What about the interim rifles?

The triggers on the rifles made in the bad period (1990-200?) also wore in if given the chance. But many shooters opted to change or modify them, so all the talk is about what needs to be done to one — not how to let it break in with 4,000 shots.

Towards the end of the first decade of this millennium Gamo started paying real attention to their triggers, their gas pistons, their shot cycle impulse — in short, to all the things that make an air rifle good. However at this same time they were also producing thinner steel barrels encased in plastic, and that put off a lot of buyers. But not me. I liked them — a LOT. Maybe you don’t remember my report series on Testing the Gamo Whisper – Part 8 Gas spring accuracy. That was the Whisper that Pyramyd Air modified with a gas spring — in 2007 — before Gamo started doing it!

The first 5 sections of the report are on a straight Gamo Whisper with a coiled steel mainspring. I even installed a Charlie da Tuna trigger so you could see how that worked. Then I tested the gas spring modification. Read it and weep, because Gamo was shooting 5-shot groups of less than four-tenths of an inch at 25 yards! Don’t tell me a Gamo can’t shoot!

So — what’s the verdict?

I actually wrote the finale to this report in January of 2006. Read that report here. I said at the end of that report that Gamo was closing the gap with Weihrauch.

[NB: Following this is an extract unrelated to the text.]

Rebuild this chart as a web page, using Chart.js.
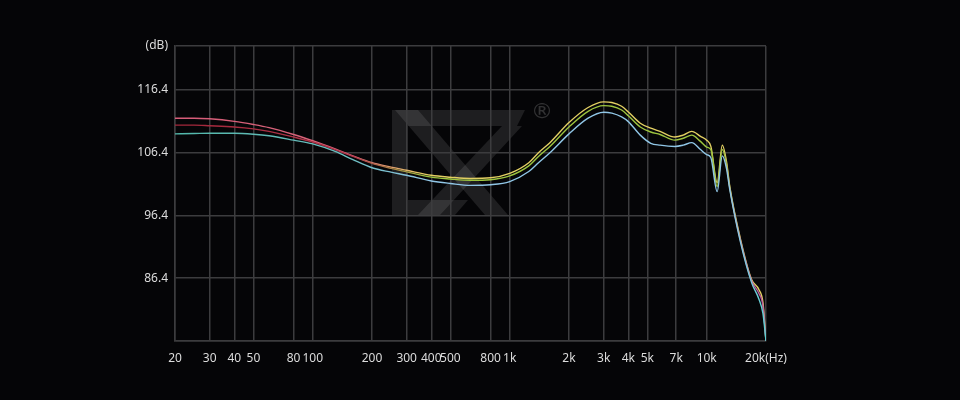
<!DOCTYPE html>
<html>
<head>
<meta charset="utf-8">
<script src="https://cdn.jsdelivr.net/npm/chart.js@4/dist/chart.umd.min.js"></script>
<style>
  html, body { margin: 0; padding: 0; background: #050507; }
  #wrap { width: 960px; height: 400px; position: relative; }
</style>
</head>
<body>
<div id="wrap"><canvas id="c" width="960" height="400"></canvas></div>
<script>
// ---- data ----
const freqs = [20, 25, 30, 40, 50, 60, 80, 100, 130, 160, 200, 250, 300, 400, 500, 630, 800, 1000, 1250, 1400, 1600, 2000, 2500, 3000, 3300, 3700, 4000, 4600, 5200, 5800, 6900, 7600, 8400, 9300, 10000, 10500, 11300, 12000, 12600, 13100, 14800, 16900, 18400, 19300, 20000];
const seriesA = [111.9, 111.9, 111.8, 111.4, 110.9, 110.4, 109.3, 108.3, 107.0, 105.9, 104.8, 104.1, 103.6, 102.8, 102.5, 102.3, 102.4, 103.1, 104.8, 106.4, 108.0, 111.2, 113.6, 114.5, 114.4, 113.8, 112.9, 111.1, 110.3, 109.8, 108.9, 109.2, 109.8, 109.0, 108.4, 107.4, 101.6, 107.6, 105.0, 101.0, 92.8, 86.2, 84.6, 82.5, 76.4];
const seriesB = [110.8, 110.8, 110.7, 110.5, 110.2, 109.8, 108.9, 108.1, 106.9, 105.8, 104.7, 103.9, 103.35, 102.5, 102.2, 102.0, 102.1, 102.7, 104.3, 105.8, 107.4, 110.5, 113.0, 113.9, 113.8, 113.2, 112.3, 110.5, 109.7, 109.3, 108.4, 108.7, 109.2, 108.2, 107.3, 106.9, 101.0, 106.9, 104.6, 100.8, 92.6, 86.0, 84.0, 82.0, 76.4];
const seriesC = [109.4, 109.45, 109.5, 109.5, 109.35, 109.1, 108.4, 107.8, 106.6, 105.3, 104.0, 103.3, 102.8, 101.9, 101.5, 101.2, 101.3, 101.8, 103.4, 104.8, 106.4, 109.4, 111.9, 112.85, 112.7, 112.1, 111.35, 109.2, 107.9, 107.6, 107.4, 107.6, 108.0, 106.9, 106.1, 105.6, 100.2, 105.9, 103.9, 100.5, 92.3, 85.7, 83.1, 80.8, 76.4];
const xTicks = [20, 30, 40, 50, 80, 100, 200, 300, 400, 500, 800, 1000, 2000, 3000, 4000, 5000, 7000, 10000, 20000];
const xTickLabels = ['20', '30', '40', '50', '80', '100', '200', '300', '400', '500', '800', '1k', '2k', '3k', '4k', '5k', '7k', '10k', '20k(Hz)'];
const yTicks = [76.4, 86.4, 96.4, 106.4, 116.4, 123.4];
const yTickLabels = ['', '86.4', '96.4', '106.4', '116.4', '(dB)'];

// colour stops (frequency, colour) per series
const stopsA = [[20, '#d65c78'], [160, '#d8667a'], [380, '#e2cf62'], [20000, '#e2cf62']];
const stopsB = [[20, '#a3263a'], [160, '#b0364a'], [380, '#9cc43e'], [12000, '#9cc43e'], [16000, '#c060a0'], [20000, '#c060a0']];
const stopsC = [[20, '#52b8aa'], [160, '#6cbcc0'], [380, '#90c6e6'], [14000, '#90c6e6'], [20000, '#5cd0d0']];

function gradientFor(stops) {
  return function(context) {
    const chart = context.chart;
    const area = chart.chartArea;
    if (!area) return stops[0][1];
    const g = chart.ctx.createLinearGradient(area.left, 0, area.right, 0);
    stops.forEach(([f, col]) => {
      const p = Math.min(1, Math.max(0, Math.log10(f / 20) / 3));
      g.addColorStop(p, col);
    });
    return g;
  };
}

function pts(vals) { return freqs.map((f, i) => ({ x: f, y: vals[i] })); }

const logoPlugin = {
  id: 'logo',
  beforeDraw(chart) {
    const ctx = chart.ctx;
    ctx.save();
    ctx.fillStyle = '#050507';
    ctx.fillRect(0, 0, chart.width, chart.height);
    ctx.fillStyle = 'rgba(255,255,255,0.10)';
    const polys = [
      [[392, 110], [408, 110], [408, 215], [392, 215]],
      [[408, 110], [525, 110], [517, 126], [408, 126]],
      [[395, 110], [418, 110], [508, 215], [485, 215]],
      [[502, 126], [522, 126], [440, 215], [418, 215]],
      [[408, 200], [468, 200], [455, 215], [408, 215]]
    ];
    polys.forEach(p => {
      ctx.beginPath();
      ctx.moveTo(p[0][0], p[0][1]);
      for (let i = 1; i < p.length; i++) ctx.lineTo(p[i][0], p[i][1]);
      ctx.closePath();
      ctx.fill();
    });
    ctx.fillStyle = 'rgba(255,255,255,0.18)';
    ctx.font = '22px "DejaVu Sans"';
    ctx.textAlign = 'center';
    ctx.textBaseline = 'middle';
    ctx.fillText('®', 542, 112);
    ctx.restore();
  }
};

const gridColor = '#3c3c3e';
new Chart(document.getElementById('c'), {
  type: 'line',
  data: {
    datasets: [
      { data: pts(seriesC), borderColor: gradientFor(stopsC) },
      { data: pts(seriesB), borderColor: gradientFor(stopsB) },
      { data: pts(seriesA), borderColor: gradientFor(stopsA) }
    ].map(d => Object.assign(d, { borderWidth: 1.4, pointRadius: 0, fill: false, cubicInterpolationMode: 'monotone' }))
  },
  options: {
    responsive: false,
    animation: false,
    events: [],
    layout: { padding: { top: 46, right: 194, bottom: 0, left: 0 } },
    plugins: { legend: { display: false }, tooltip: { enabled: false } },
    scales: {
      x: {
        type: 'logarithmic',
        min: 20, max: 20000,
        afterBuildTicks: s => { s.ticks = xTicks.map(v => ({ value: v })); },
        afterFit: s => { s.height = 59; },
        grid: { color: gridColor, lineWidth: 1.5, drawTicks: false },
        border: { color: gridColor, width: 1.5 },
        ticks: {
          autoSkip: false, maxRotation: 0, padding: 10,
          color: '#dcdcdc', font: { family: '"Noto Sans", "DejaVu Sans", sans-serif', size: 12 },
          callback: (v, i) => xTickLabels[i]
        }
      },
      y: {
        min: 76.4, max: 123.4,
        afterBuildTicks: s => { s.ticks = yTicks.map(v => ({ value: v })); },
        afterFit: s => { s.width = 175; },
        grid: { color: gridColor, lineWidth: 1.5, drawTicks: false },
        border: { color: gridColor, width: 1.5 },
        ticks: {
          padding: 7,
          color: '#dcdcdc', font: { family: '"Noto Sans", "DejaVu Sans", sans-serif', size: 12 },
          callback: (v, i) => yTickLabels[i]
        }
      }
    }
  },
  plugins: [logoPlugin]
});
</script>
</body>
</html>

And they are closer today than they were then. Are they even with Weihrauch yet? In my opinion they are not yet even. But their triggers are better than ever, they don’t vibrate when they shoot, they are accurate and they are very light for the power they have. In my opinion, Gamo has earned its spot in the limelight. And these new repeaters are something with which they may well be the leader.


This report is choppy and leaves out a lot of data because Gamo is a huge company with lots of products to its credit. I feel like I just skimmed the surface today. But I don’t see a followup report, because the bulk of the guns I skipped over are the more modern models that differ in small details only.